Chile's Kiwi Committee

"Having fruit that has good storage capacity is key to face possible market flow slowdowns"

The latest Crop Report of the Chilean Kiwi Committee, prepared by Decofrut, states that, due to the complex and unpredictable season that the export sector is facing, it is key to have fruit that has a stable post-harvest behavior so it has a good storage capacity to face possible market flow slowdowns. That's why it is important to harvest the fruit with high parameters of soluble solids, as these are directly related to greater physiological maturity and therefore have a more homogeneous and stable post-harvest behavior.

Despite initial concern about the lack of available manpower, planning and cooperation have allowed the development of the harvest and packaging activities normally after the implementation of preventive measures against COVID-19.

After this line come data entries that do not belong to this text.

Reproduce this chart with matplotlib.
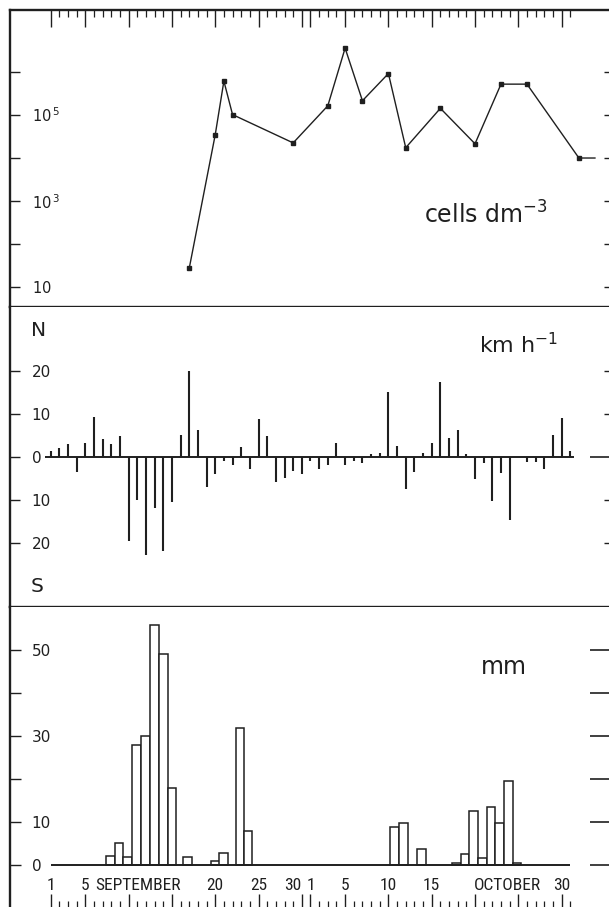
import matplotlib
matplotlib.use("Agg")
import matplotlib.pyplot as plt
import matplotlib.transforms as mtransforms
from matplotlib import font_manager
from matplotlib.ticker import FixedLocator, NullLocator

# ---------------- data (day index: 0 = 1 September, 30 = 1 October) ----------------
cell_days = [16, 19, 20, 21, 28, 32, 34, 36, 39, 41, 45, 49, 52, 55, 61, 62.85]
cell_values = [27, 3.4e4, 6.0e5, 1.0e5, 2.2e4, 1.6e5, 3.5e6, 2.1e5, 9.0e5,
               1.7e4, 1.4e5, 2.1e4, 5.1e5, 5.1e5, 9.8e3, 9.8e3]
cell_sampled = 15          # the last entry is only the trailing line segment

wind_days = list(range(61))
wind_speed = [1.3, 2.1, 3.1, -3.5, 3.3, 9.3, 4.3, 3.1, 4.9, -19.7,
              -10.1, -22.8, -11.9, -22.0, -10.6, 5.1, 20.0, 6.2, -7.0, -3.9,
              -1.0, -1.8, 2.3, -2.7, 8.9, 4.8, -5.8, -4.8, -3.3, -3.9,
              -0.9, -2.8, -1.9, 3.3, -1.9, -1.0, -1.4, 0.7, 0.9, 15.2,
              2.5, -7.5, -3.5, 0.9, 3.3, 17.6, 4.4, 6.2, 0.8, -5.1,
              -1.4, -10.2, -3.7, -14.6, 0.0, -1.2, -1.2, -2.7, 5.2, 9.2, 1.3]

rain_days = [6.9, 7.9, 8.9, 9.9, 10.95, 12.0, 13.0, 14.0, 15.8, 19.0, 19.95,
             21.85, 22.8, 39.7, 40.75, 42.8, 46.85, 47.85, 48.85, 49.85, 50.85,
             51.85, 52.85, 53.85]
rain_mm = [2.0, 5.2, 1.9, 27.9, 30.0, 55.8, 49.0, 17.8, 1.8, 0.9, 2.7,
           31.9, 8.0, 8.9, 9.8, 3.8, 0.5, 2.5, 12.6, 1.7, 13.6, 9.8, 19.6, 0.4]

season = (0, 60)
major_days = [0, 4, 9, 14, 19, 24, 29, 30, 34, 39, 44, 49, 54, 59]
major_labels = ["1", "5", "", "", "20", "25", "30", "1", "5", "10", "15", "", "", "30"]
minor_days = list(range(0, 61))
months = ["SEPTEMBER", "OCTOBER"]
month_pos = [10.1, 52.8]

cell_ticks = [1e1, 1e2, 1e3, 1e4, 1e5, 1e6]
cell_labels = [r"$\mathregular{10}$", "", r"$\mathregular{10^{\,3}}$", "",
               r"$\mathregular{10^{\,5}}$", ""]
wind_ticks = [-20, -10, 0, 10, 20]
wind_labels = ["20", "10", "0", "10", "20"]
rain_ticks = [0, 10, 20, 30, 40, 50]
rain_labels = ["0", "10", "", "30", "", "50"]

# ---------------- styling ----------------
INK = "#1f1f1f"
plt.rcParams["font.family"] = ["DejaVu Sans"]
plt.rcParams["text.color"] = INK
plt.rcParams["axes.edgecolor"] = INK
plt.rcParams["xtick.color"] = INK
plt.rcParams["ytick.color"] = INK

names = {f.name for f in font_manager.fontManager.ttflist}
cond_family = next((n for n in ["Liberation Sans Narrow", "DejaVu Sans Condensed",
                                "Roboto Condensed", "Open Sans Condensed"] if n in names),
                   "DejaVu Sans")

W, H = 609, 907


def rect(x0, y0, x1, y1):
    return [x0 / W, 1 - y1 / H, (x1 - x0) / W, (y1 - y0) / H]


fig = plt.figure(figsize=(W / 100, H / 100), dpi=100)
fig.patch.set_facecolor("white")
ax1 = fig.add_axes(rect(10, 10, 612, 307))
ax2 = fig.add_axes(rect(10, 307, 612, 607))
ax3 = fig.add_axes(rect(10, 607, 612, 907))

XLIM = (-4.70, 64.82)
for ax in (ax1, ax2, ax3):
    ax.set_xlim(*XLIM)
    ax.spines["right"].set_visible(False)
    for s in ax.spines.values():
        s.set_linewidth(1.7)
        s.set_color(INK)
ax2.spines["top"].set_visible(False)
ax3.spines["top"].set_visible(False)
ax3.spines["bottom"].set_visible(False)

# ---------------- panel 1: cells ----------------
ax1.set_yscale("log")
ax1.set_ylim(10 ** 0.53, 10 ** 7.43)
ax1.plot(cell_days, cell_values, color=INK, lw=1.0, zorder=3)
ax1.plot(cell_days[:cell_sampled], cell_values[:cell_sampled], ls="none",
         marker="s", ms=2.6, color=INK, zorder=4)
ax1.yaxis.set_minor_locator(NullLocator())
ax1.set_yticks(cell_ticks, cell_labels, ha="left", fontsize=10.5)
ax1.tick_params(axis="y", direction="in", length=7.5, width=1.0, pad=-15.5)
ax1.xaxis.set_ticks_position("top")
ax1.xaxis.set_major_locator(FixedLocator(major_days))
ax1.xaxis.set_minor_locator(FixedLocator(minor_days))
ax1.tick_params(axis="x", which="major", direction="in", length=12, width=1.0,
                labeltop=False, labelbottom=False)
ax1.tick_params(axis="x", which="minor", direction="in", length=5, width=0.9)
ax1.text(0.79, 0.31, r"cells dm$^{\mathregular{-3}}$", transform=ax1.transAxes,
         ha="center", va="center", fontsize=17)
r1 = ax1.secondary_yaxis("right")
r1.set_yticks(cell_ticks)
r1.yaxis.set_minor_locator(NullLocator())
r1.tick_params(axis="y", direction="in", length=6, width=1.0, labelright=False)
r1.spines["right"].set_visible(False)

# ---------------- panel 2: wind ----------------
ax2.set_ylim(-35, 35)
ax2.vlines(wind_days, 0, wind_speed, color=INK, lw=1.5, zorder=3)
ax2.hlines(0, season[0] - 0.65, season[1] + 0.45, color=INK, lw=1.4, zorder=2)
ax2.set_yticks(wind_ticks, wind_labels, ha="left", fontsize=11)
ax2.tick_params(axis="y", direction="in", length=7.5, width=1.0, pad=-15.5)
ax2.set_xticks([])
ax2.text(0.047, 0.923, "N", transform=ax2.transAxes, ha="center", va="center",
         fontsize=14.5)
ax2.text(0.045, 0.07, "S", transform=ax2.transAxes, ha="center", va="center",
         fontsize=14.5)
ax2.text(0.845, 0.873, r"km h$^{\mathregular{-1}}$", transform=ax2.transAxes,
         ha="center", va="center", fontsize=16)
r2 = ax2.secondary_yaxis("right")
r2.set_yticks([0])
r2.yaxis.set_minor_locator(FixedLocator([-20, -10, 10, 20]))
r2.tick_params(axis="y", which="major", direction="in", length=16, width=1.2,
               labelright=False)
r2.tick_params(axis="y", which="minor", direction="in", length=6, width=1.0,
               labelright=False)
r2.spines["right"].set_visible(False)

# ---------------- panel 3: rain ----------------
ax3.set_ylim(-9.77, 60.0)
ax3.bar(rain_days, rain_mm, width=1.0, facecolor="white", edgecolor=INK,
        linewidth=1.1, zorder=3)
ax3.hlines(0, season[0], season[1], color=INK, lw=1.4, zorder=4)
ax3.set_yticks(rain_ticks, rain_labels, ha="left", fontsize=11)
ax3.tick_params(axis="y", direction="in", length=8, width=1.0, pad=-15.5)
ax3.set_xticks(major_days, major_labels, va="baseline", fontsize=12.5,
               family=cond_family, fontstretch="condensed")
# the "30" of September sits just left of its tick, clear of the "1" of October
ax3.get_xticklabels()[major_labels.index("30")].set_horizontalalignment("right")
ax3.xaxis.set_minor_locator(FixedLocator(minor_days))
ax3.tick_params(axis="x", which="major", direction="in", length=9.5, width=1.0,
                pad=-12.3)
ax3.tick_params(axis="x", which="minor", direction="in", length=4.3, width=0.9)
blend = mtransforms.blended_transform_factory(ax3.transData, ax3.transAxes)
for name, pos in zip(months, month_pos):
    ax3.text(pos, 0.0567, name, transform=blend, ha="center", va="baseline",
             fontsize=12.5, family=cond_family, fontstretch="condensed")
ax3.text(0.82, 0.80, "mm", transform=ax3.transAxes, ha="center", va="center",
         fontsize=17)
r3 = ax3.secondary_yaxis("right")
r3.set_yticks(rain_ticks)
r3.tick_params(axis="y", direction="in", length=16, width=1.2, labelright=False)
r3.spines["right"].set_visible(False)

fig.savefig("out.png", dpi=100, facecolor="white")
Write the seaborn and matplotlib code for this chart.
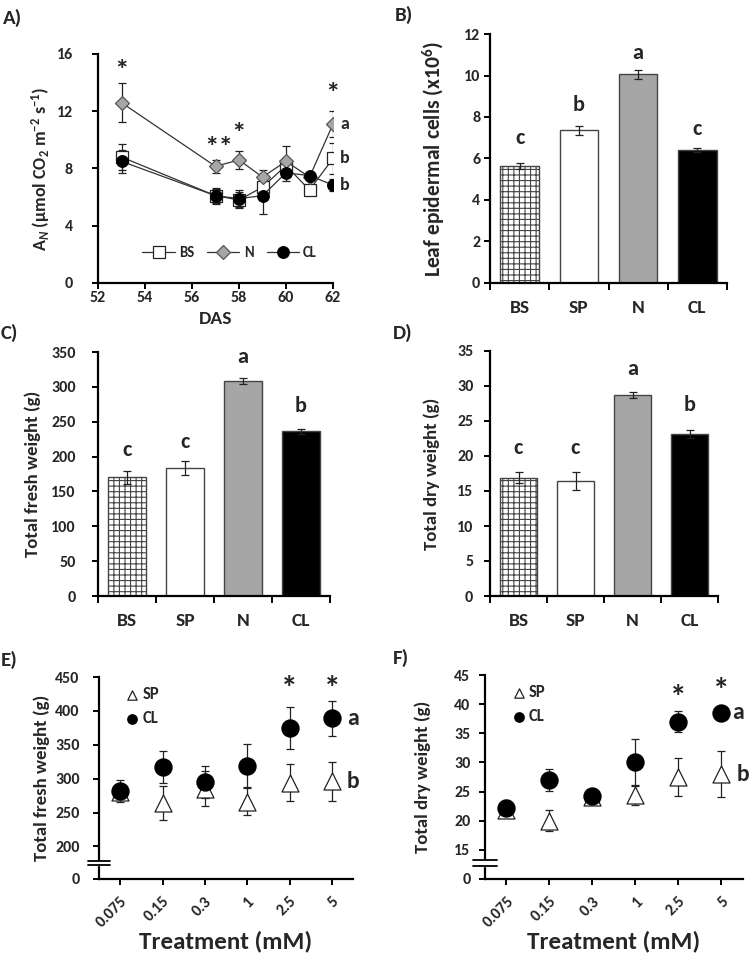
import numpy as np
import pandas as pd
import matplotlib
matplotlib.use('Agg')
import matplotlib.pyplot as plt
import matplotlib.transforms as mtransforms
import seaborn as sns

# ---- data ----
# A) net photosynthesis over days after sowing
das = [53, 57, 58, 59, 60, 61, 62]
an_bs = [8.8, 6.1, 5.8, 6.7, 8.2, 6.5, 8.7]
an_bs_err = [0.9, 0.55, 0.55, 0.6, 0.5, 0.2, 1.1]
an_n = [12.6, 8.15, 8.6, 7.4, 8.5, 7.4, 11.1]
an_n_err = [1.35, 0.45, 0.65, 0.5, 1.1, 0.2, 0.9]
an_cl = [8.5, 6.1, 5.9, 6.1, 7.7, 7.5, 6.85]
an_cl_err = [0.8, 0.5, 0.6, 1.3, 0.6, 0.2, 0.4]
a_stars = [(53, 14.8, '*'), (57.15, 9.4, '**'), (58, 10.4, '*'), (62, 13.2, '*')]
a_letters = [(11.1, 'a'), (8.7, 'b'), (6.85, 'b')]

# B-D) bar panels
groups = ['BS', 'SP', 'N', 'CL']
cells = [5.65, 7.35, 10.05, 6.42]
cells_err = [0.15, 0.22, 0.2, 0.1]
cells_letters = ['c', 'b', 'a', 'c']
cells_letter_y = [7.0, 8.6, 11.1, 7.4]

fresh = [170, 183, 308, 236]
fresh_err = [10, 10, 4, 4]
fresh_letters = ['c', 'c', 'a', 'b']
fresh_letter_y = [209, 221, 343, 272]

dry = [16.9, 16.4, 28.7, 23.1]
dry_err = [0.8, 1.3, 0.4, 0.6]
dry_letters = ['c', 'c', 'a', 'b']
dry_letter_y = [21.1, 21.1, 32.4, 27.3]

# E-F) dose response
conc = ['0.075', '0.15', '0.3', '1', '2.5', '5']
fw_sp = [280, 264, 285, 266, 294, 296]
fw_sp_err = [8, 25, 26, 20, 27, 29]
fw_cl = [282, 317, 295, 319, 375, 389]
fw_cl_err = [16, 24, 24, 32, 31, 26]
dw_sp = [21.9, 20.0, 24.0, 24.4, 27.5, 28.0]
dw_sp_err = [0.8, 1.8, 1.0, 1.7, 3.3, 4.0]
dw_cl = [22.2, 27.0, 24.2, 30.0, 37.0, 38.5]
dw_cl_err = [1.4, 1.9, 1.2, 4.0, 1.8, 0.3]

# ---- style ----
sns.set_theme(style='ticks')
plt.rcParams['font.family'] = ['Carlito', 'DejaVu Sans']
plt.rcParams['font.weight'] = 'bold'
plt.rcParams['axes.labelweight'] = 'bold'
plt.rcParams['mathtext.fontset'] = 'custom'
plt.rcParams['mathtext.rm'] = 'Carlito:bold'
plt.rcParams['mathtext.it'] = 'Carlito:bold:italic'
plt.rcParams['mathtext.bf'] = 'Carlito:bold'
plt.rcParams['hatch.color'] = '#555555'
plt.rcParams['hatch.linewidth'] = 0.8

W, H = 750, 961
fig = plt.figure(figsize=(7.5, 9.61), dpi=100)

TICK = 11.5
LABEL = 13.5
TAG = 15


def add_ax(left, right, top, bottom):
    return fig.add_axes([left / W, 1 - bottom / H, (right - left) / W, (bottom - top) / H])


def style_axis(ax, ypad, label_x):
    sns.despine(ax=ax)
    for s in ['left', 'bottom']:
        ax.spines[s].set_linewidth(1.6)
        ax.spines[s].set_color('black')
    ax.tick_params(axis='both', which='both', direction='out', width=1.4, color='black',
                   labelsize=TICK, length=4, pad=2)
    ax.tick_params(axis='y', pad=ypad)
    # label_x: centre of the y label in figure pixels
    l = ax.get_position().x0 * W
    w = ax.get_position().width * W
    ax.yaxis.set_label_coords((label_x - l) / w, 0.5)
    ax.yaxis.label.set_va('center')


# ---- A ----
ax = add_ax(98, 333, 54, 283)
for vals, err in [(an_bs, an_bs_err), (an_n, an_n_err), (an_cl, an_cl_err)]:
    ax.errorbar(das, vals, yerr=err, fmt='none', ecolor='#222222', elinewidth=0.9,
                capsize=3, capthick=0.9, zorder=1)
sns.lineplot(x=das, y=an_bs, ax=ax, color='#333333', lw=0.9, marker='s', markersize=8,
             markerfacecolor='white', markeredgecolor='#222222', markeredgewidth=0.9, label='BS')
sns.lineplot(x=das, y=an_n, ax=ax, color='#333333', lw=0.9, marker='D', markersize=7,
             markerfacecolor='#a6a6a6', markeredgecolor='#555555', markeredgewidth=0.9, label='N')
sns.lineplot(x=das, y=an_cl, ax=ax, color='#333333', lw=0.9, marker='o', markersize=8.5,
             markerfacecolor='black', markeredgecolor='black', label='CL')
ax.set_xlim(52, 62)
ax.set_ylim(0, 16)
ax.set_xticks(range(52, 63, 2))
ax.set_yticks(range(0, 17, 4))
ax.set_xlabel('DAS', fontsize=14, labelpad=4)
ax.set_ylabel('A$_{\\mathit{N}}$ (μmol CO$_2$ m$^{-2}$ s$^{-1}$)', fontsize=13)
style_axis(ax, 14, 41)
for x, y, s in a_stars:
    ax.text(x, y, s, ha='center', va='center', fontsize=21)
for y, s in a_letters:
    ax.text(62.5, y, s, ha='center', va='center', fontsize=13)
ax.legend(loc='center', bbox_to_anchor=(0.56, 0.13), ncol=3, frameon=False, fontsize=10.5,
          handlelength=2.2, handletextpad=0.3, columnspacing=0.9)
fig.text(3 / W, 1 - 18 / H, 'A)', fontsize=TAG, fontweight='bold', va='center')


# ---- B, C, D ----
def bar_panel(box, vals, err, letters, letter_y, ylim, step, ylabel, lsize, ypad, label_x,
              tag, tagpos):
    ax = add_ax(*box)
    df = pd.DataFrame({'group': groups, 'value': vals})
    sns.barplot(data=df, x='group', y='value', hue='group', legend=False, ax=ax,
                palette=['white', 'white', '#a6a6a6', 'black'], width=0.65,
                edgecolor='#444444', linewidth=1.0, errorbar=None)
    ax.patches[0].set_hatch('+++')
    ax.errorbar(range(len(groups)), vals, yerr=err, fmt='none', ecolor='#222222',
                elinewidth=0.9, capsize=3, capthick=0.9, zorder=5)
    for i, (s, y) in enumerate(zip(letters, letter_y)):
        ax.text(i, y, s, ha='center', va='center', fontsize=16)
    ax.set_xlim(-0.5, len(groups) - 0.5)
    ax.set_ylim(*ylim)
    ax.set_yticks(np.arange(ylim[0], ylim[1] + step / 2, step))
    ax.set_xlabel('')
    ax.set_ylabel(ylabel, fontsize=lsize)
    style_axis(ax, ypad, label_x)
    ax.set_xticks(np.arange(-0.5, len(groups)), minor=True)
    ax.tick_params(axis='x', which='major', length=0, pad=12, labelsize=14)
    ax.tick_params(axis='x', which='minor', length=5)
    fig.text(tagpos[0] / W, 1 - tagpos[1] / H, tag, fontsize=TAG, fontweight='bold', va='center')
    return ax


bar_panel((490, 727, 34, 283), cells, cells_err, cells_letters, cells_letter_y, (0, 12), 2,
          'Leaf epidermal cells (x10$^{6}$)', 15.5, 3, 434, 'B)', (395, 15))
bar_panel((98, 330, 352, 596), fresh, fresh_err, fresh_letters, fresh_letter_y, (0, 350), 50,
          'Total fresh weight (g)', LABEL, 12, 33, 'C)', (1, 333))
bar_panel((490, 718, 351, 596), dry, dry_err, dry_letters, dry_letter_y, (0, 35), 5,
          'Total dry weight (g)', LABEL, 8, 432, 'D)', (393, 333))


# ---- E, F ----
def dose_panel(box, sp, sp_err, cl, cl_err, ybottom, yticks, break_y, stars, letters,
               ylabel, ypad, label_x, tag, tagpos):
    ax = add_ax(*box)
    ax.errorbar(conc, sp, yerr=sp_err, fmt='none', ecolor='#222222', elinewidth=0.9,
                capsize=3, capthick=0.9, zorder=1)
    ax.errorbar(conc, cl, yerr=cl_err, fmt='none', ecolor='#222222', elinewidth=0.9,
                capsize=3, capthick=0.9, zorder=1)
    sns.scatterplot(x=conc, y=sp, ax=ax, marker='^', s=150, facecolor='white',
                    edgecolor='#222222', linewidth=0.9, label='SP', zorder=3)
    sns.scatterplot(x=conc, y=cl, ax=ax, marker='o', s=150, color='black',
                    edgecolor='black', label='CL', zorder=4)
    ax.set_xlim(-0.5, len(conc) - 0.5)
    ax.set_ylim(ybottom, yticks[-1])
    ax.set_yticks([ybottom] + yticks)
    ax.set_yticklabels(['0'] + [str(t) for t in yticks])
    ax.set_xlabel('Treatment (mM)', fontsize=18, labelpad=0)
    ax.set_ylabel(ylabel, fontsize=LABEL)
    style_axis(ax, ypad, label_x)
    ax.tick_params(axis='x', labelsize=TICK, pad=7)
    plt.setp(ax.get_xticklabels(), rotation=45, ha='right', rotation_mode='anchor')
    # axis break marks
    tr = mtransforms.blended_transform_factory(ax.transAxes, ax.transData)
    ax.fill_between([-0.05, 0.05], break_y[0], break_y[1], color='white', transform=tr,
                    clip_on=False, zorder=10)
    for y in break_y:
        ax.plot([-0.045, 0.045], [y, y], color='black', lw=1.3, transform=tr,
                clip_on=False, zorder=11)
    for x, y in stars:
        ax.text(x, y, '*', ha='center', va='center', fontsize=24)
    for x, y, s in letters:
        ax.text(x, y, s, ha='center', va='center', fontsize=17)
    ax.legend(loc='upper left', bbox_to_anchor=(0.04, 1.03), frameon=False, fontsize=12,
              markerscale=0.55, handletextpad=0.1, labelspacing=0.5, handlelength=1.0)
    fig.text(tagpos[0] / W, 1 - tagpos[1] / H, tag, fontsize=TAG, fontweight='bold', va='center')
    return ax


dose_panel((99, 353, 677, 879), fw_sp, fw_sp_err, fw_cl, fw_cl_err, 152,
           [200, 250, 300, 350, 400, 450], (172, 178),
           [(4, 433), (5, 433)], [(5.5, 389, 'a'), (5.5, 296, 'b')],
           'Total fresh weight (g)', 10, 42, 'E)', (1, 660))
dose_panel((485, 743, 675, 879), dw_sp, dw_sp_err, dw_cl, dw_cl_err, 10,
           [15, 20, 25, 30, 35, 40, 45], (12.3, 13.3),
           [(4, 41.0), (5, 42.3)], [(5.38, 38.5, 'a'), (5.5, 28.0, 'b')],
           'Total dry weight (g)', 6.5, 423, 'F)', (393, 658))

fig.savefig('out.png', dpi=100)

During the month of April (weeks 14 and 15), Chile exported 8,507 tons of kiwis, but unlike the previous fortnight, Europe was the main destination, followed by the Far East and Latin America.

As of week 15-2020, the country has exported in total just over 14,000 tons this season, i.e. 22% less than in the previous season. 89% of the total corresponds to the Hayward variety with 12,476 tons, 9% corresponds to yellow varieties (1,277 tons), and the remaining 2% to other varieties. Among the yellow varieties, the Dori, Soreli, and Jintao varieties stand out with 500 tons, 426 tons, and 141 tons, respectively. The Jintao variety started to be exported on week 14.

So far this season, Latin America has been the main importer with 29% and 4,003 tons. It is followed by the Far East with 3,362 tons (24%), North America with 2,781 tons (20 %), Continental Europe with 2,389 tons (17%), Russia with 1,141 tons (8%), and the Middle East with 340 tons (2%). All market imports have decreased when compared to the 2019 campaign, except Europe, which increased its imports by 120%.

The Committee's report highlights that during the last week, Europe has shown signs of a slow reactivation, driven by the stabilization of COVID-19, the upcoming cessation of mandatory quarantines, and the consequent reactivation of the Eurozone.